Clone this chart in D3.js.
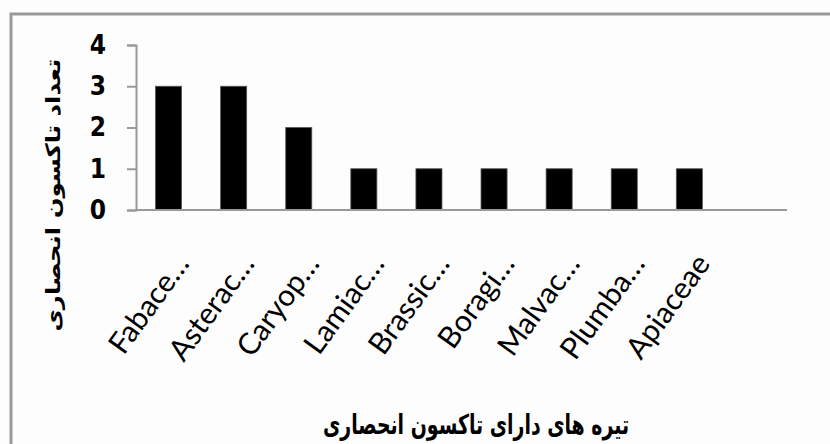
<!DOCTYPE html>
<html>
<head>
<meta charset="utf-8">
<script src="https://cdn.jsdelivr.net/npm/d3@7"></script>
<style>
  html, body { margin: 0; padding: 0; background: #fdfdfd; }
  svg { display: block; }
</style>
</head>
<body>
<svg id="chart" width="830" height="444"></svg>
<script>
// Families with endemic taxa and their counts
const categories = ["Fabace…", "Asterac…", "Caryop…", "Lamiac…", "Brassic…", "Boragi…", "Malvac…", "Plumba…", "Apiaceae"];
const counts = [3, 3, 2, 1, 1, 1, 1, 1, 1];
const yTicks = [0, 1, 2, 3, 4];
const yTitle = "تعداد تاکسون انحصاری";
const xTitle = "تیره های دارای تاکسون انحصاری";

const svg = d3.select("#chart");
const W = 830, H = 444;

// outer frame (top and left edges visible)
svg.append("path")
  .attr("d", `M11,${H} V14 H${W}`)
  .attr("fill", "none")
  .attr("stroke", "#9a9a9a")
  .attr("stroke-width", 3);

const plot = { left: 136, right: 787, top: 45, bottom: 210 };
const step = (plot.right - plot.left) / 10;

const x = d3.scaleBand()
  .domain(categories)
  .range([plot.left, plot.left + step * categories.length])
  .paddingInner(0.6)
  .paddingOuter(0.3);

const y = d3.scaleLinear()
  .domain([0, 4])
  .range([plot.bottom, plot.top]);

const axisColor = "#999";

// y axis
const yAxis = svg.append("g")
  .attr("transform", `translate(${plot.left},0)`)
  .call(d3.axisLeft(y).tickValues(yTicks).tickSize(9).tickPadding(20).tickFormat(d3.format("d")));
yAxis.select(".domain").attr("stroke", axisColor).attr("stroke-width", 2);
yAxis.selectAll(".tick line").attr("stroke", axisColor).attr("stroke-width", 2);
yAxis.selectAll(".tick text")
  .attr("fill", "#000")
  .attr("text-anchor", "middle")
  .attr("dx", "-0.35em")
  .style("font-family", "'Liberation Sans Narrow', 'DejaVu Sans Condensed', sans-serif")
  .style("font-weight", "bold")
  .style("font-size", "26px");

// bars
svg.append("g")
  .selectAll("rect")
  .data(counts)
  .join("rect")
  .attr("x", (d, i) => x(categories[i]))
  .attr("y", d => y(d))
  .attr("width", x.bandwidth())
  .attr("height", d => y(0) - y(d))
  .attr("fill", "#000")
  .attr("stroke", "#555")
  .attr("stroke-width", 0.8);

// x axis baseline
svg.append("line")
  .attr("x1", plot.left).attr("x2", plot.right)
  .attr("y1", y(0)).attr("y2", y(0))
  .attr("stroke", axisColor)
  .attr("stroke-width", 2);

// slanted category labels
svg.append("g")
  .selectAll("text")
  .data(categories)
  .join("text")
  .attr("transform", d => `translate(${x(d) + x.bandwidth() / 2 + 22},${plot.bottom + 54}) rotate(-54)`)
  .attr("text-anchor", "end")
  .style("font-family", "Lato, 'Open Sans', sans-serif")
  .style("font-size", "30px")
  .attr("fill", "#000")
  .text(d => d);

// axis titles
svg.append("text")
  .attr("transform", `translate(60,195) scale(1,1.22) rotate(-90)`)
  .attr("text-anchor", "middle")
  .attr("direction", "rtl")
  .style("font-family", "'DejaVu Sans', sans-serif")
  .style("font-weight", "bold")
  .style("font-size", "20px")
  .attr("fill", "#000")
  .text(yTitle);

svg.append("text")
  .attr("transform", "translate(476,434) scale(0.86,1.25)")
  .attr("text-anchor", "middle")
  .attr("direction", "rtl")
  .style("font-family", "'DejaVu Sans', sans-serif")
  .style("font-weight", "bold")
  .style("font-size", "22px")
  .attr("fill", "#000")
  .text(xTitle);
</script>
</body>
</html>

────────────────────

## What is needed
Extract all lines from the material above that include the word "chart".

## Finished exercise
Clone this chart in D3.js.
<svg id="chart" width="830" height="444"></svg>
const svg = d3.select("#chart");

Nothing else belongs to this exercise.